Pocas cosas tienen el poder de obnubilarnos de forma tan instantánea como vernos en la necesidad de hablar con un(a) cajero(a): predispone nuestro mal humor, nos pone irritables sólo pensar en que tendremos que quedarnos ahí de pie en esos laberintos con cintas.
Acaso lo que resulta más molesto es como parece que todos se tardan más en la ventanilla que nosotros, como si todos los que van antes de nosotros fueran de hecho conocidos del(la) cajero(a) y dedicaran un momento para ponerse al día: «¿cómo están tus niños?, ya deben estar bien grandes, la última vez que los vi fue en la fiesta de Pedrito, ¿no? Fue antes de que todo esto empezara. ¿Ya está está mejor tu papá?». (Mención aparte merecen las personas que se demoran en el cajero automático, casi como si en lugar de retirar dinero se pusieran a jugar al Buscaminas).
Pero el tiempo que pasamos haciendo fila se siente siempre como una porción de vida que se pierde, como la arena que fluye en un reloj de arena.
Permanecer en la cola nos obliga a divagar: prestamos atención a los rostros de las otras personas en hilera, a las paredes, a los cajeros detrás de los vidrios de seguridad y a los ejecutivos en sus escritorios (en esas extrañas oficinas sin paredes). Las sucursales bancarias casi siempre parecen muy pulcras, de pisos pulidos y muros recién pintados, ventanales transparentes y etéreos y mobiliario que parece nuevo; sin embargo, cuando lo vemos más de cerca, cuando comenzamos a divagar en la fila del banco, nos damos cuenta de que no es tan así: los pisos no están brillantes ni el mobiliario es nuevo, hay marcas de manos embarradas en los ventanales y la pintura de los muros está desgastada.

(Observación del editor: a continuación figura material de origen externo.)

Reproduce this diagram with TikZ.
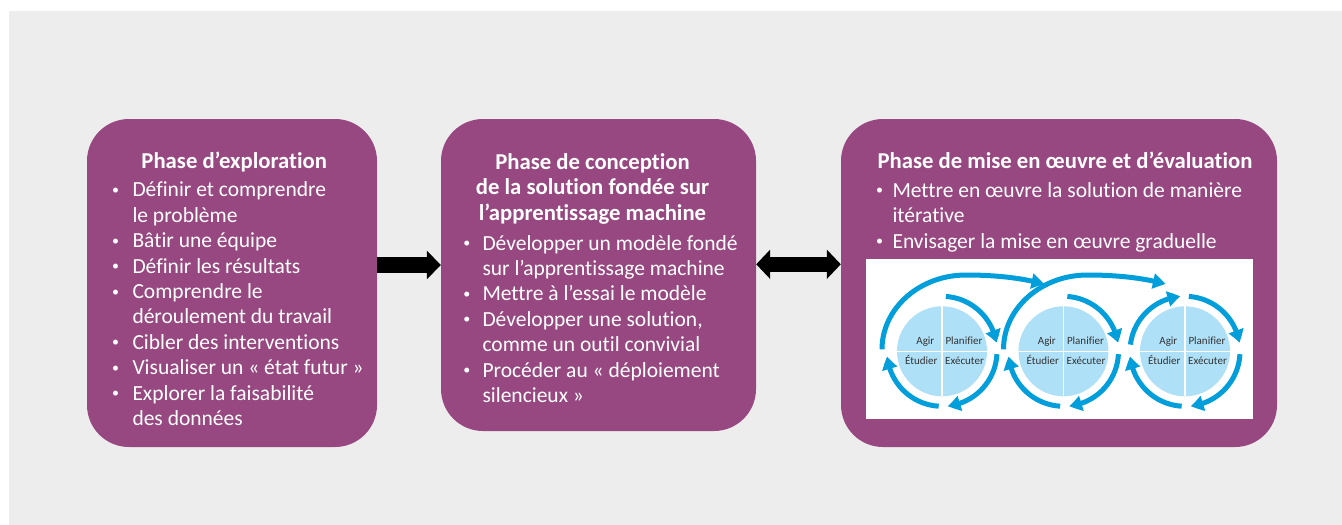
\documentclass[tikz,border=0pt]{standalone}
\usepackage{fontspec}
\setmainfont{Carlito}[Ligatures=NoCommon]
\usetikzlibrary{arrows.meta,bending}
\definecolor{bggray}{HTML}{EDEDED}
\definecolor{plum}{HTML}{984880}
\definecolor{cycblue}{HTML}{009EDB}
\definecolor{qblue}{HTML}{AEE0F7}
\definecolor{qtext}{HTML}{333333}
\newcommand\bul[1]{\llap{\makebox[0pt]{\raisebox{2.4pt}{\fontsize{14}{14}\selectfont •}}\hspace{#1pt}}}
\newcommand\listfont{\fontsize{21.5}{25.4}\selectfont}
\newcommand\titlefont{\fontsize{22.7}{25.5}\selectfont\bfseries}
\begin{document}
\begin{tikzpicture}[x=1pt,y=-1pt,
  phasebox/.style={rectangle, rounded corners=42pt, fill=plum, inner sep=0pt},
  titletext/.style={text=white, inner sep=0pt, anchor=base, font=\titlefont},
  listtext/.style={text=white, inner sep=0pt, anchor=base west, font=\listfont},
  bigarrow/.style={draw=black, line width=16pt},
  cycarrow/.style={draw=cycblue, line width=5pt, -{Triangle[length=12.5pt,width=15pt,bend]}},
  qlabel/.style={text=qtext, inner sep=0pt, font=\fontsize{11}{13}\selectfont},
]
\useasboundingbox (0,0) rectangle (1342,525);
\fill[white] (0,0) rectangle (1342,525);
\fill[bggray] (9,11) rectangle (1342,525);

% phase boxes
\node[phasebox, minimum width=290pt, minimum height=328pt] (b1) at (232,283) {};
\node[phasebox, minimum width=315pt, minimum height=312pt] (b2) at (598.5,275) {};
\node[phasebox, minimum width=436pt, minimum height=328pt] (b3) at (1059,283) {};

% connectors
\coordinate (ya) at (0,265);
\coordinate (yb) at (0,264.3);
\draw[bigarrow, -{Triangle[length=14pt,width=28pt]}] (b1.east |- ya) -- (b2.west |- ya);
\draw[draw=black, line width=14.7pt, {Triangle[length=14pt,width=28.6pt]}-{Triangle[length=14pt,width=28.6pt]}] (b2.east |- yb) -- (b3.west |- yb);

% titles
\node[titletext] (t1) at (234.2,168.3) {Phase d’exploration};
\node[titletext] (t2) at (592.5,169.3) {\begin{tabular}[t]{@{}c@{}}Phase de conception\\de la solution fondée sur\\l’apprentissage machine\end{tabular}};
\node[titletext] (t3) at (1065,168.3) {Phase de mise en œuvre et d’évaluation};

% lists
\node[listtext] (l1) at (132.3,196.8) {\begin{tabular}[t]{@{}l@{}}
\bul{17}Définir et comprendre\\
le problème\\
\bul{17}Bâtir une équipe\\
\bul{17}Définir les résultats\\
\bul{17}Comprendre le\\
déroulement du travail\\
\bul{17}Cibler des interventions\\
\bul{17}Visualiser un «~état futur~»\\
\bul{17}Explorer la faisabilité\\
des données\end{tabular}};
\node[listtext] (l2) at (482.3,250) {\begin{tabular}[t]{@{}l@{}}
\bul{15.6}Développer un modèle fondé\\
sur l’apprentissage machine\\
\bul{15.6}Mettre à l’essai le modèle\\
\bul{15.6}Développer une solution,\\
comme un outil convivial\\
\bul{15.6}Procéder au «~déploiement\\
silencieux~»\end{tabular}};
\node[listtext] (l3) at (892.3,197.3) {\begin{tabular}[t]{@{}l@{}}
\bul{13}Mettre en œuvre la solution de manière\\
itérative\\
\bul{13}Envisager la mise en œuvre graduelle\end{tabular}};

% PDCA panel
\node[fill=white, inner sep=0pt, minimum width=387pt, minimum height=160pt] (panel) at (1059.5,339) {};
\coordinate (c1) at (942,351.3);
\coordinate (c2) at (1063.5,351.3);
\coordinate (c3) at (1185,351.3);
\foreach \c in {c1,c2,c3}{
  \fill[qblue] (\c) circle[radius=45];
  \draw[white, line width=1.5pt] ([shift={(0,-45)}]\c) -- ([shift={(0,45)}]\c);
  \draw[white, line width=1.5pt] ([shift={(-45,0)}]\c) -- ([shift={(45,0)}]\c);
  \node[qlabel, anchor=base east] (\c-agir) at ([shift={(-7.5,-6.6)}]\c) {Agir};
  \node[qlabel, anchor=base west] (\c-plan) at ([shift={(3.3,-6.6)}]\c) {Planifier};
  \node[qlabel, anchor=base east] (\c-etud) at ([shift={(-4.3,13)}]\c) {Étudier};
  \node[qlabel, anchor=base west] (\c-exec) at ([shift={(3,13)}]\c) {Exécuter};
  \draw[cycarrow] ([shift={(-86:55)}]\c) arc[start angle=-86, end angle=-9, radius=55];
  \draw[cycarrow] ([shift={(3:55)}]\c) arc[start angle=3, end angle=84, radius=55];
  \draw[cycarrow] ([shift={(93.5:55)}]\c) arc[start angle=93.5, end angle=174.5, radius=55];
}
\foreach \c in {c1,c2}{
  \draw[cycarrow] ([shift={(-60,-2)}]\c) .. controls ([shift={(-60,-43)}]\c) and ([shift={(-22.4,-76.3)}]\c) .. ([shift={(24,-76.3)}]\c) .. controls ([shift={(54,-76.3)}]\c) and ([shift={(80,-73.3)}]\c) .. ([shift={(102,-67.3)}]\c);
}
\draw[cycarrow] ([shift={(-173:55)}]c3) arc[start angle=-173, end angle=-95, radius=55];
\end{tikzpicture}
\end{document}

Entonces seguimos divagando: «¿apagué la cafetera antes de salir de casa?», «¿cuándo tengo que llamar a la tía Cata por su cumpleaños?».
Las filas avanzan despacio y siempre es posible ver cómo algunas personas comienzan a desesperarse, se balancean de un lado a otro alternando entre ambos pies, cruzan los brazos, giran la cabeza hacia todos lados. Muchas de estas personas disponen de una ventana de tiempo muy corta para ir al banco, después deben ir por los niños, regresar al trabajo, aprovechar el resto de la hora de comida. Otros tienen solamente una tarea que completar por el día, precisamente ir al banco; pero en ambos casos es fácil desesperarse en la espera.
No tenemos nada en contra de las filas, de la necesidad de orden para acceder a un servicio, podemos entenderlas como pequeños respiros en la vida diaria, para dejar de correr; pero a veces la espera se alarga más de la cuenta y uno siempre sale del banco sintiendo que ha perdido algo, que ha dejado adentro más que el dinero que depositó: una porción de vida.